NASA Reveals Flowing Water On Mars, Could Mean Life On Red Planet

Publish Date
Tuesday, 29 September 2015, 11:35AM


Mars appears to have flowing rivulets of salty water, at least in the summer, scientists reported in a finding that could have major implications for the possibility of life on the red planet.

"It suggests that it would be possible for there to be life today on Mars," NASA's science mission chief, John Grunsfeld, said at a news conference.

Scientists in 2008 confirmed the existence of frozen water on Mars. But instruments aboard NASA's Mars Reconnaissance Orbiter have yielded the strongest evidence yet that salt water in liquid form flows down certain Martian slopes each summer, according to the researchers.

"Mars is not the dry, arid planet that we thought of in the past," said Jim Green, director of planetary science for NASA. "Under certain circumstances, liquid water has been found on Mars."

 The rivulets - if that's what they are, since the evidence for their existence is indirect - are about 12 to 15 feet wide and 300 feet or more long, scientists said.

"What we're dealing with is wet soil, thin layers of wet soil, not standing water," said Alfred McEwen of the University of Arizona at Tucson, the principal scientist for the Mars Reconnaissance Orbiter's high-resolution imaging experiment.

Because liquid water is essential to life, the findings could boost the odds of life on Mars.

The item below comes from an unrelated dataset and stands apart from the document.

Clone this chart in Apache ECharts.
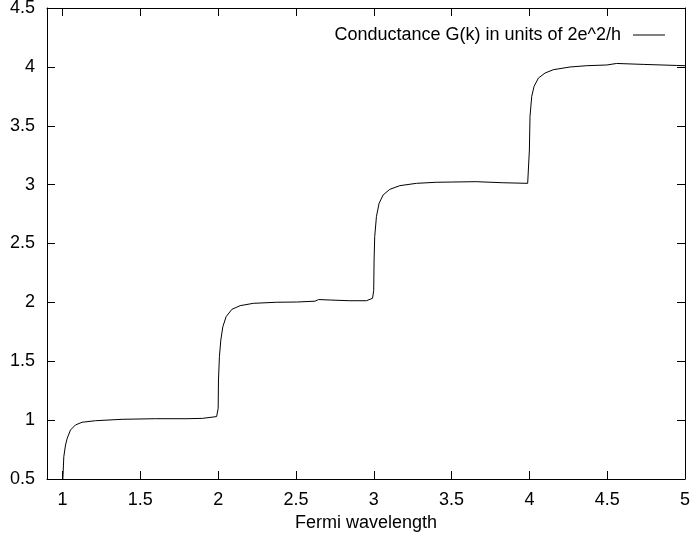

The researchers said in the journal Nature Geoscience that further exploration is warranted to determine whether microscopic life exists on the planet.

McEwen said he, for one, believes the possibility of life on Mars to be "very high," though it would be microbial and somewhere in the Martian crust.

The presence of liquid water could also make life easier for astronauts visiting or living on Mars. Water could be used for drinking and for creating oxygen and rocket fuel. NASA's goal is to send humans there in the 2030s.

The evidence of flowing water consists of dark, narrow streaks on the surface that tend to appear and grow during the warmest Martian months and fade the rest of the year.

Mars is extremely cold even in summer, and the streaks are in places where the temperature has climbed above minus-10 degrees Fahrenheit. But salt can lower the freezing point of water and melt ice.

The source of the water is a mystery. Scientists noted it could be melting ice, an underground aquifer, water vapor from the thin Martian atmosphere, or some combination.

McEwen said that there appears to be a "significant volume" of water, speculating it could fill many Olympic swimming pools, but that it is spread thin.

The streaks were spotted by the orbiter's high-resolution, telescopic camera. Another on-board instrument detected the chemical signature of salt compounds combined with water.

Michael Meyer, lead scientist for NASA's Mars exploration program, said the only definitive way for now to determine whether there's life on Mars is to collect rocks and soil for analysis on Earth - something a U.S. lander set for liftoff in 2020 will do.

Now that scientists know what they're looking for, a better, more methodical search can be carried out, Green said.

"Water is one of the most precious resources necessary for a human mission to the red planet," said Rep. Lamar Smith, R-Texas, chairman of the House science, space and technology committee. "The more evidence we find of it, the more encouraged I am for future Mars missions."

Present-day Mars is nothing like ancient Mars. Three billion years ago, our most Earthlike neighbor had a huge ocean, but something radical happened, and exactly what remains a mystery.

The idea of water - and life - on Mars has been irresistible to earthlings for generations.

In 1877, Italian astronomer Giovanni Schiaparelli spied what he called "canali" on Mars - Italian for "channels" - but the word was mistranslated as "canals" in English, causing imaginations to run wild. In the early 1900s, amateur astronomer Percival Lowell claimed to have spotted irrigation canals and theorized they were built by Martians.

In 2008, NASA's Phoenix spacecraft landed on Mars and confirmed the long-suspected presence of ice in the soil. The Mars Reconnaissance Orbiter has been circling the planet since 2006.

The lead author of the research paper, Lujendra Ojha, is a Ph.D. candidate at Georgia Institute of Technology.

For NASA, at least, the timing couldn't be better. This Friday, the NASA-approved movie "The Martian" has its premiere.